Gumy na sandacza i szczupaka
Mirosław Kusyk (wedrowiec)
2009-03-31
Do sezonu sandaczowego jeszcze trochę czasu,ale chciałbym Wam zaprezentować gumy firmy Relaks. Pierwszy raz pokazał mi je kolega góral Bolek. Po jego opowiadaniach jakie ryby połowił na te przynęty,stwierdziłem,że sam musze wypróbować. Dostałem od Bolka jedną na wzór i postanowiłem poszukać ich w naszych sklepach wędkarskich. Jakie było moje zdziwienie,gdyż nie byłem w stanie ich nigdzie w naszym rejonie kupić.
Sami sprzedawcy byli zdziwieni.

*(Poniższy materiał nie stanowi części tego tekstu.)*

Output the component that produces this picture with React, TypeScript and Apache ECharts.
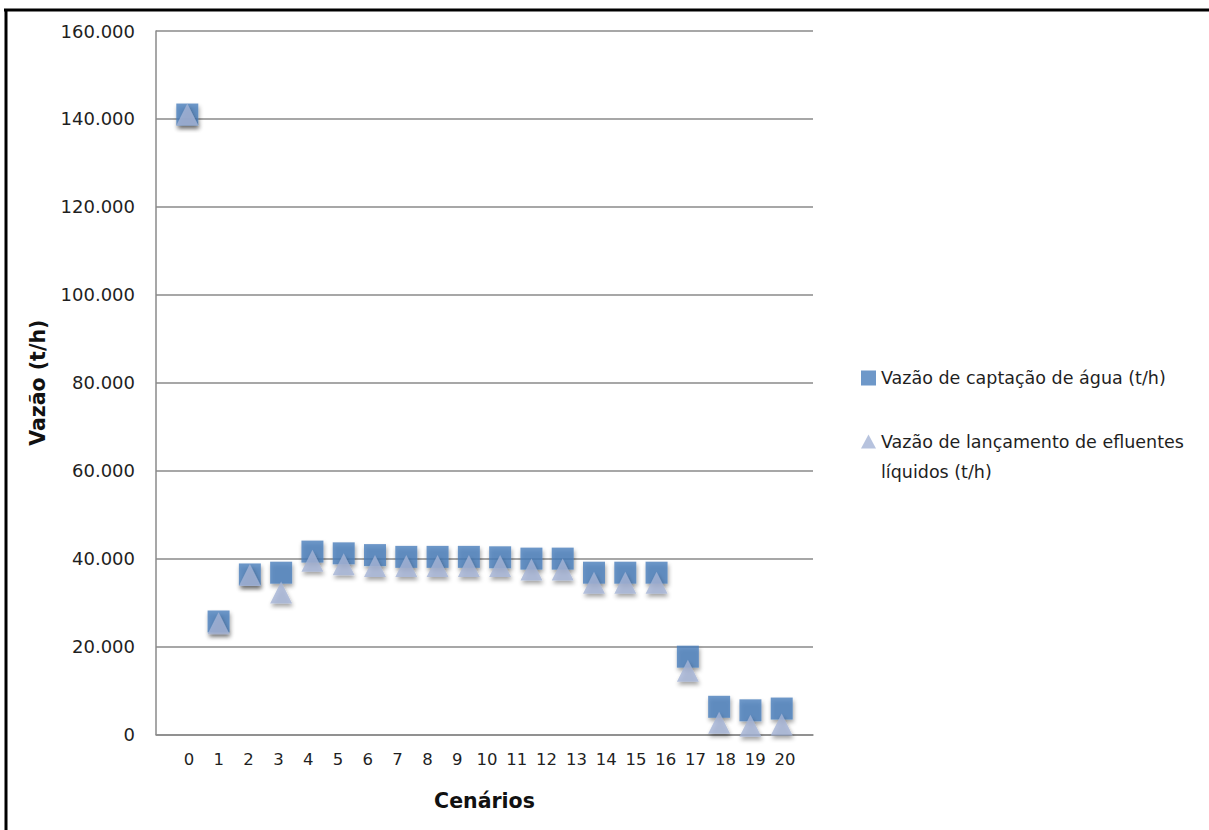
import React, { useEffect, useRef } from "react";
import * as echarts from "echarts";

const scenarioLabels = ["0","1","2","3","4","5","6","7","8","9","10","11","12","13","14","15","16","17","18","19","20"];
const captacao = [141000, 25700, 36400, 36800, 41600, 41200, 40800, 40400, 40400, 40400, 40300, 40000, 40000, 36800, 36800, 36800, 17700, 6300, 5500, 5900];
const lancamento = [141000, 25300, 36300, 32300, 39500, 38700, 38300, 38300, 38300, 38300, 38300, 37500, 37500, 34500, 34500, 34500, 14500, 2700, 2000, 2300];
const seriesNames = ["Vazão de captação de água (t/h)", "Vazão de lançamento de efluentes\nlíquidos (t/h)"];

const FONT = "DejaVu Sans";

function fmt(v: number): string {
  return String(Math.round(v)).replace(/\B(?=(\d{3})+(?!\d))/g, ".");
}

export default function App() {
  const ref = useRef<HTMLDivElement>(null);
  useEffect(() => {
    if (!ref.current) return;
    const chart = echarts.init(ref.current, null, { renderer: "svg" });
    const shadow = {
      shadowBlur: 4,
      shadowOffsetX: 1,
      shadowOffsetY: 3,
      shadowColor: "rgba(0,0,0,0.45)",
    };
    const legendText = { fontFamily: FONT, fontSize: 17.5, color: "#1f1f1f", lineHeight: 30 };
    const noShadow = { shadowBlur: 0, shadowOffsetX: 0, shadowOffsetY: 0, shadowColor: "transparent" };
    chart.setOption({
      animation: false,
      backgroundColor: "#ffffff",
      textStyle: { fontFamily: FONT },
      grid: [
        { left: 156, top: 31, width: 657, height: 703.5, containLabel: false },
        { left: 174.1, top: 31, width: 625.8, height: 703.5, containLabel: false },
      ],
      xAxis: [
        {
          type: "value",
          gridIndex: 0,
          min: -1,
          max: 20,
          interval: 1,
          axisLine: { show: true, onZero: false, lineStyle: { color: "#8a8a8a", width: 1.5 } },
          axisTick: { show: false },
          axisLabel: { show: false },
          splitLine: { show: false },
          name: "Cenários",
          nameLocation: "middle",
          nameGap: 56,
          nameTextStyle: { fontFamily: FONT, fontWeight: "bold", fontSize: 20.5, color: "#111" },
        },
        {
          type: "category",
          gridIndex: 1,
          data: scenarioLabels,
          axisLine: { show: false },
          axisTick: { show: false },
          splitLine: { show: false },
          axisLabel: { fontFamily: FONT, fontSize: 16.5, color: "#1f1f1f", margin: 16, interval: 0 },
        },
      ],
      yAxis: [
        {
          type: "value",
          gridIndex: 0,
          min: 0,
          max: 160000,
          interval: 20000,
          axisLine: { show: true, onZero: false, lineStyle: { color: "#8a8a8a", width: 1.5 } },
          axisTick: { show: false },
          splitLine: { show: true, lineStyle: { color: "#8a8a8a", width: 1.5 } },
          axisLabel: {
            fontFamily: FONT,
            fontSize: 18,
            color: "#1f1f1f",
            margin: 21,
            formatter: (v: number) => fmt(v),
          },
          name: "Vazão (t/h)",
          nameLocation: "middle",
          nameGap: 108,
          nameTextStyle: { fontFamily: FONT, fontWeight: "bold", fontSize: 20.5, color: "#111" },
        },
        {
          type: "value",
          gridIndex: 1,
          show: false,
        },
      ],
      legend: [
        {
          data: [seriesNames[0]],
          orient: "vertical",
          left: 856,
          top: 358,
          itemWidth: 15,
          itemHeight: 15,
          itemStyle: noShadow,
          textStyle: legendText,
        },
        {
          data: [
            {
              name: seriesNames[1],
              icon: "path://M7.5,0L15,14L0,14ZM0,45L0,45",
            },
          ],
          orient: "vertical",
          left: 856,
          top: 422,
          itemWidth: 15,
          itemHeight: 45,
          itemStyle: noShadow,
          textStyle: legendText,
        },
      ],
      graphic: [
        { type: "line", shape: { x1: 4, y1: 10, x2: 1209, y2: 10 }, style: { stroke: "#000", lineWidth: 3 } },
        { type: "line", shape: { x1: 6, y1: 9, x2: 6, y2: 830 }, style: { stroke: "#000", lineWidth: 3 } },
      ],
      series: [
        {
          name: seriesNames[0],
          type: "scatter",
          xAxisIndex: 0,
          yAxisIndex: 0,
          symbol: "rect",
          symbolSize: 22,
          itemStyle: { color: "#4a7ebb", ...shadow },
          data: captacao.map((v, i) => [i, v]),
          z: 2,
        },
        {
          name: seriesNames[1],
          type: "scatter",
          xAxisIndex: 0,
          yAxisIndex: 0,
          symbol: "triangle",
          symbolSize: 22,
          itemStyle: { color: "#a5b4d6", ...shadow },
          data: lancamento.map((v, i) => [i, v]),
          z: 3,
        },
      ],
    });
    return () => chart.dispose();
  }, []);
  return (
    <div
      ref={ref}
      style={{ position: "fixed", left: 0, top: 0, width: 1209, height: 830 }}
    />
  );
}
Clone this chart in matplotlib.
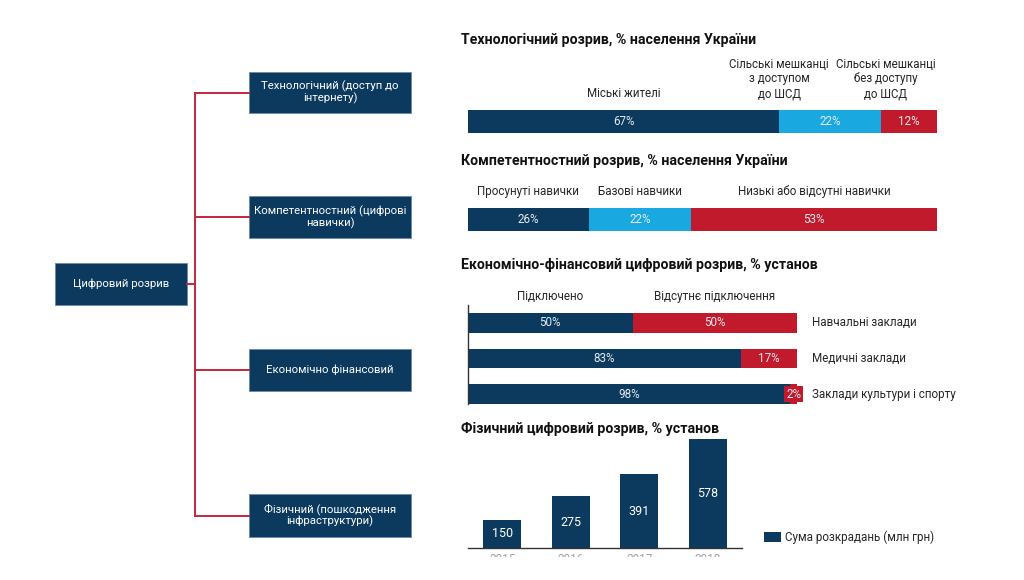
import matplotlib
matplotlib.use('Agg')
import matplotlib.pyplot as plt
from matplotlib.patches import Rectangle
from matplotlib.transforms import Bbox, TransformedBbox, blended_transform_factory

plt.rcParams['font.family'] = ['Roboto', 'DejaVu Sans']

# ---------------- data ----------------
tree_root = 'Цифровий розрив'
tree_children = ['Технологічний (доступ до\nінтернету)',
                 'Компетентностний (цифрові\nнавички)',
                 'Економічно фінансовий',
                 'Фізичний (пошкодження\nінфраструктури)']

tech_title = 'Технологічний розрив, % населення України'
tech_labels = ['Міські жителі', 'Сільські мешканці\nз доступом\nдо ШСД',
               'Сільські мешканці\nбез доступу\nдо ШСД']
tech_values = [67, 22, 12]

comp_title = 'Компетентностний розрив, % населення України'
comp_labels = ['Просунуті навички', 'Базові навчики', 'Низькі або відсутні навички']
comp_values = [26, 22, 53]

econ_title = 'Економічно-фінансовий цифровий розрив, % установ'
econ_series = ['Підключено', 'Відсутнє підключення']
econ_categories = ['Навчальні заклади', 'Медичні заклади', 'Заклади культури і спорту']
econ_connected = [50, 83, 98]
econ_missing = [50, 17, 2]

phys_title = 'Фізичний цифровий розрив, % установ'
phys_years = ['2015', '2016', '2017', '2018']
phys_values = [150, 275, 391, 578]
phys_legend = 'Сума розкрадань (млн грн)'

# ---------------- style ----------------
NAVY = '#0b3a5e'
BLUE = '#1aa8e0'
RED = '#c01a2c'
LINE_RED = '#c3283a'
TXT = '#262626'
PCT = '#e4ebf1'

W, H = 1024, 580
fig = plt.figure(figsize=(W / 100, H / 100), dpi=100)
fig.patch.set_facecolor('white')


def add_ax(x0, y0, x1, y1):
    return fig.add_axes([x0 / W, 1 - y1 / H, (x1 - x0) / W, (y1 - y0) / H])


def fy(y):
    return 1 - y / H


# ---------------- tree ----------------
tax = add_ax(0, 0, W, H)
tax.set_xlim(0, W)
tax.set_ylim(H, 0)
tax.axis('off')

root_box = (55, 263, 187, 305)
child_x = (249, 411)
child_y = [(72, 113), (196, 238), (349, 391), (494, 537)]
trunk_x = 195

tax.add_patch(Rectangle((root_box[0], root_box[1]), root_box[2] - root_box[0],
                        root_box[3] - root_box[1], facecolor=NAVY,
                        edgecolor='#6d8aa3', lw=0.6))
tax.text((root_box[0] + root_box[2]) / 2, (root_box[1] + root_box[3]) / 2,
         tree_root, color='white', fontsize=8.2, ha='center', va='center')
rc = (root_box[1] + root_box[3]) / 2
tax.plot([root_box[2], trunk_x], [rc, rc], color=LINE_RED, lw=1.4)
centers = [(a + b) / 2 for a, b in child_y]
tax.plot([trunk_x, trunk_x], [centers[0], centers[-1]], color=LINE_RED, lw=1.4)
for (a, b), label in zip(child_y, tree_children):
    c = (a + b) / 2
    tax.plot([trunk_x, child_x[0]], [c, c], color=LINE_RED, lw=1.4)
    tax.add_patch(Rectangle((child_x[0], a), child_x[1] - child_x[0], b - a,
                            facecolor=NAVY, edgecolor='#6d8aa3', lw=0.6))
    tax.text((child_x[0] + child_x[1]) / 2, c, label, color='white', fontsize=8.2,
             ha='center', va='center', linespacing=1.1)

# ---------------- titles ----------------
for title, yb in [(tech_title, 44), (comp_title, 165), (econ_title, 269), (phys_title, 433)]:
    fig.text(461 / W, fy(yb), title, fontsize=10.2, fontweight='bold', color='#111111',
             ha='left', va='baseline')


# ---------------- stacked single bars ----------------
def single_stack(ax, values, colors):
    total = sum(values)
    left = 0
    lefts = []
    for v, c in zip(values, colors):
        ax.barh(0, v, left=left, height=1, color=c)
        ax.text(left + v / 2, 0, f'{v}%', color=PCT, fontsize=8.4,
                ha='center', va='center')
        lefts.append(left)
        left += v
    ax.set_xlim(0, total)
    ax.set_ylim(-0.5, 0.5)
    ax.axis('off')
    return lefts


ax1 = add_ax(468, 110, 937, 133)
lefts1 = single_stack(ax1, tech_values, [NAVY, BLUE, RED])
label_x1 = [lefts1[0] + tech_values[0] / 2, lefts1[1], lefts1[2] + 1]
for x, lab in zip(label_x1, tech_labels):
    ax1.annotate(lab, xy=(x, 1), xycoords=('data', 'axes fraction'),
                 xytext=(0, 7), textcoords='offset points', ha='center', va='bottom',
                 fontsize=8.3, color=TXT, linespacing=1.18)

ax2 = add_ax(468, 208, 937, 231)
lefts2 = single_stack(ax2, comp_values, [NAVY, BLUE, RED])
for l, v, lab in zip(lefts2, comp_values, comp_labels):
    ax2.annotate(lab, xy=(l + v / 2, 1), xycoords=('data', 'axes fraction'),
                 xytext=(0, 7), textcoords='offset points', ha='center', va='bottom',
                 fontsize=8.4, color=TXT)

# ---------------- econ ----------------
ax3 = add_ax(468, 305, 797, 412)
ypos = list(range(len(econ_categories)))
bh = 0.56
ax3.barh(ypos, econ_connected, height=bh, color=NAVY)
ax3.barh(ypos, econ_missing, left=econ_connected, height=bh, color=RED)
ax3.set_xlim(0, 100)
ax3.set_ylim(len(ypos) - 0.5, -0.5)
for s in ['top', 'right', 'bottom']:
    ax3.spines[s].set_visible(False)
ax3.spines['left'].set_color('#333333')
ax3.spines['left'].set_linewidth(1)
ax3.spines['left'].set_bounds(-0.5, ypos[-1] + bh / 2)
ax3.set_xticks([])
ax3.set_yticks([])
ax3.patch.set_alpha(0)
for y, c, m, cat in zip(ypos, econ_connected, econ_missing, econ_categories):
    ax3.text(c / 2, y, f'{c}%', color=PCT, fontsize=8.4, ha='center', va='center')
    if m >= 5:
        ax3.text(c + m / 2, y, f'{m}%', color=PCT, fontsize=8.4, ha='center', va='center')
    else:
        ax3.text(c + m / 2, y, f'{m}%', color=PCT, fontsize=8.4, ha='center', va='center',
                 bbox=dict(boxstyle='square,pad=0.15', facecolor=RED, edgecolor='none'))
    ax3.annotate(cat, xy=(100, y), xycoords='data', xytext=(11, 0),
                 textcoords='offset points', ha='left', va='center',
                 fontsize=8.4, color=TXT)
hdr_x = [econ_connected[0] / 2, econ_connected[0] + econ_missing[0] / 2]
for x, lab in zip(hdr_x, econ_series):
    ax3.annotate(lab, xy=(x, -bh / 2), xycoords='data', xytext=(0, 7),
                 textcoords='offset points', ha='center', va='bottom',
                 fontsize=8.4, color=TXT)

# ---------------- physical ----------------
ax4 = add_ax(468, 435, 742, 548)
xs = list(range(len(phys_values)))
bars = ax4.bar(xs, phys_values, width=0.55, color=NAVY, label=phys_legend)
ax4.set_xlim(-0.5, len(xs) - 0.5)
ax4.set_ylim(0, 600)
for s in ['top', 'right', 'left']:
    ax4.spines[s].set_visible(False)
ax4.spines['bottom'].set_color('#333333')
ax4.spines['bottom'].set_linewidth(1)
ax4.set_xticks([])
ax4.set_yticks([])
ax4.patch.set_alpha(0)
for x, v in zip(xs, phys_values):
    ax4.text(x, v / 2, f'{v}', color='white', fontsize=9, ha='center', va='center')

# year labels, cut off by the bottom crop as in the reference
clip = TransformedBbox(Bbox([[0, fy(556.5)], [1, 1]]), fig.transFigure)
btr = blended_transform_factory(ax4.transData, fig.transFigure)
for x, yr in zip(xs, phys_years):
    t = fig.text(x, fy(553), yr, transform=btr, ha='center', va='top',
                 fontsize=8.5, color='#a0a0a0')
    t.set_clip_box(clip)
    t.set_clip_on(True)

fig.legend(handles=[bars], labels=[phys_legend], loc='center left',
           bbox_to_anchor=(764 / W, fy(537.5)), frameon=False, fontsize=8.4,
           handlelength=1.45, handleheight=0.95, handletextpad=0.35,
           borderpad=0, borderaxespad=0, labelcolor=TXT)

fig.savefig('out.png', dpi=100, facecolor='white')
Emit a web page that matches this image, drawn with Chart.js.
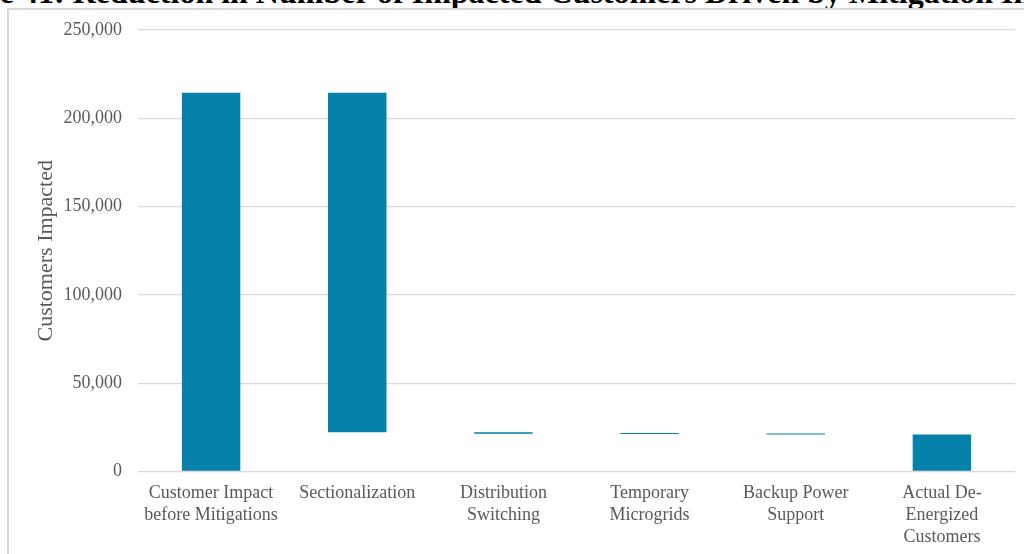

Po jakimś czasie wreście dowieziono kilka sztuk do mojego zaprzyjażnionego sklepu. Wypróbowałem je na zbiorniku zaporowym w Roszkowie i rzece Warcie. Naprawde rewelacyjna sprawa. Na gumę złapałem sandacze i szczupaki. Do łowienia w zbiorniku zaporowym uzbrajałem przynęte w główke 15-20 gramów, a w rzece 5-10. Natomiast od drugiego przyjaciela Andrzeja dostałem inne gumy tak zwane kaloryfery, typowe do połowu sandaczy. Na taką przynęte pięknie brały na Jeziorze Żywieckim.
Równiez polecam, tylko ciężko dostać.